BOZEMAN — The Alexander Hurley case shocked the town of West Yellowstone and the entire state of Montana, and three years later an end seems to be on the horizon.
Patricia Batts, Alex’s grandmother, accepted a plea deal and is now awaiting her sentencing hearing. Batts is the final member of the family to have her day in court.
For some members of the West Yellowstone community, reading the headlines and watching the news stories surrounding the case brings up emotions from that day in February 2020.
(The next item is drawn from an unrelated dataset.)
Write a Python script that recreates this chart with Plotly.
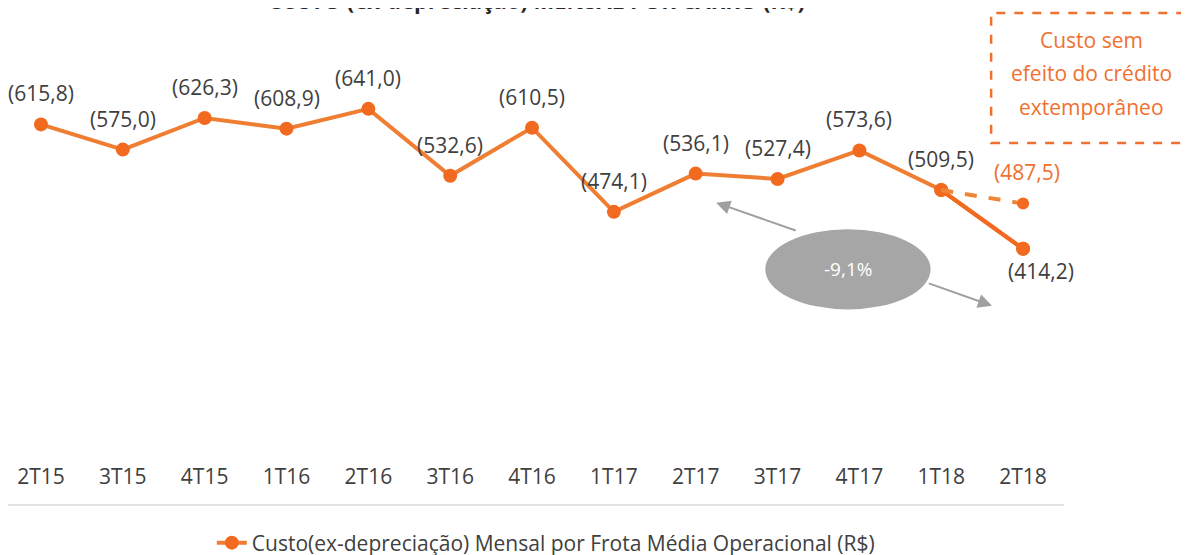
import plotly.graph_objects as go

# quarters and monthly cost per car (R$, shown in parentheses)
quarters = ["2T15", "3T15", "4T15", "1T16", "2T16", "3T16", "4T16",
            "1T17", "2T17", "3T17", "4T17", "1T18", "2T18"]
custo = [615.8, 575.0, 626.3, 608.9, 641.0, 532.6, 610.5,
         474.1, 536.1, 527.4, 573.6, 509.5, 414.2]
# scenario without the extemporaneous credit
alt_quarters = ["1T18", "2T18"]
alt_custo = [509.5, 487.5]
variacao = "-9,1%"
nota = ["Custo sem", "efeito do crédito", "extemporâneo"]

FONT = "Open Sans"
LINE = "#EF7D32"
DARK_OR = "#F26A1F"
NOTE_OR = "#F07030"
GREY_TXT = "#404040"


def fmt(v):
    return "(" + f"{v:.1f}".replace(".", ",") + ")"


fig = go.Figure()

fig.add_trace(go.Scatter(
    x=quarters, y=custo, mode="lines+markers",
    line=dict(color=LINE, width=4),
    marker=dict(color=DARK_OR, size=14),
    name="Custo(ex-depreciação) Mensal por Frota Média Operacional (R$)",
))
# last segment drawn a touch darker
fig.add_trace(go.Scatter(
    x=quarters[-2:], y=custo[-2:], mode="lines+markers",
    line=dict(color=DARK_OR, width=4),
    marker=dict(color=DARK_OR, size=14),
    showlegend=False, hoverinfo="skip",
))
fig.add_trace(go.Scatter(
    x=alt_quarters, y=alt_custo, mode="lines",
    line=dict(color="#F08437", width=4, dash="dash"),
    showlegend=False,
))
fig.add_trace(go.Scatter(
    x=alt_quarters[-1:], y=alt_custo[-1:], mode="markers",
    marker=dict(color=DARK_OR, size=12),
    showlegend=False,
))

# data labels
for q, v in zip(quarters[:-1], custo[:-1]):
    fig.add_annotation(x=q, y=v, text=fmt(v), showarrow=False, yshift=31,
                       font=dict(family=FONT, size=21, color=GREY_TXT))
fig.add_annotation(x=quarters[-1], y=custo[-1], text=fmt(custo[-1]), showarrow=False,
                   xshift=18, yshift=-22,
                   font=dict(family=FONT, size=21, color=GREY_TXT))
fig.add_annotation(x=alt_quarters[-1], y=alt_custo[-1], text=fmt(alt_custo[-1]),
                   showarrow=False, xshift=4, yshift=32,
                   font=dict(family=FONT, size=21, color=NOTE_OR))

# -9,1% variation bubble with arrows
arrow = dict(showarrow=True, text="", arrowhead=2, arrowsize=1.4, arrowwidth=2,
             arrowcolor="#A0A0A0", axref="x", ayref="y")
fig.add_annotation(x=8.25, y=489, ax=9.24, ay=443, **arrow)
fig.add_annotation(x=11.62, y=322, ax=10.83, ay=359, **arrow)
fig.add_shape(type="circle", xref="x", yref="y", x0=8.85, x1=10.87, y0=316, y1=446,
              fillcolor="#A6A6A6", line=dict(width=0), layer="above")
fig.add_annotation(x=9.86, y=381, text=variacao, showarrow=False,
                   font=dict(family=FONT, size=19, color="white"))

# dashed note box
fig.add_shape(type="rect", xref="paper", yref="paper", x0=0.931, x1=1.2, y0=0.7205, y1=1.016,
              line=dict(color=NOTE_OR, width=2.5, dash="dash"), fillcolor="rgba(0,0,0,0)")
for line_txt, yy in zip(nota, [0.9545, 0.8795, 0.802]):
    fig.add_annotation(xref="paper", yref="paper", x=1.0265, y=yy, text=line_txt,
                       xanchor="center", yanchor="middle", showarrow=False,
                       font=dict(family=FONT, size=21, color=NOTE_OR))

# separator line above legend
fig.add_shape(type="line", xref="paper", yref="paper", x0=0, x1=1, y0=-0.1023, y1=-0.1023,
              line=dict(color="#D9D9D9", width=1.5))

# title (cut off at top in the original)
fig.add_annotation(xref="paper", yref="paper", x=0.5, y=1.006, yanchor="bottom",
                   xanchor="center",
                   text="<b>CUSTO (ex-depreciação) MENSAL POR CARRO (R$)</b>",
                   showarrow=False, font=dict(family=FONT, size=22, color="#262626"))

fig.update_xaxes(type="category", range=[-0.403, 12.5], showgrid=False, showline=False,
                 zeroline=False, ticks="", ticklabelstandoff=2,
                 tickfont=dict(family=FONT, size=21, color=GREY_TXT))
fig.update_yaxes(range=[72, 785], visible=False)

fig.update_layout(
    width=1181, height=555,
    paper_bgcolor="white", plot_bgcolor="white",
    margin=dict(l=0, r=125, t=12, b=103, autoexpand=False),
    showlegend=True,
    legend=dict(orientation="h", x=0.193, xanchor="left",
                yref="container", y=0.036, yanchor="middle",
                font=dict(family=FONT, size=21, color=GREY_TXT)),
)

fig.write_html("out.html")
“It's been disgusting, to be honest with you, because she should have just pled guilty and be done with it,” said Missy Finney, a former neighbor of the Batts/Sasser family. “I'm over her and James and what they did, and just every time you see something in the news about it, it just brings back all those emotions again.”
Missy Finney has lived in West Yellowstone for 17 years, a stone’s throw away from the old Sasser/Batts house, and remembers the times when the neighborhood was filled with the noise of kids coming down to visit her home.
“You could hear them coming. That was the funny part because they weren’t quiet,” laughed Finney.
Alex Hurley was among the children that would come down and visit her home to play with her kids.
“He was bubbly, he was always smiling, he was a happy kid, he interacted well with others,” Finney said. “I enjoyed the time that he came over and spent; it was fun to have him over here when he was.”
On February 3, 2020, Finney was listening to the scanner as she was getting her kids ready to go to school.
“I kind of heard everything kind of go down. Once I got my kids off to school, then it all came about that little Alex was deceased, and that his family over there were doing some pretty horrendous things to him,” Missy Finney said.
Finney attended the community memorial service for Alex, and his obituary still hangs on her refrigerator door—a daily reminder of the smiling, happy kid that would come and visit her.
Patricia Batts is scheduled for a sentencing hearing on August 22, 2023.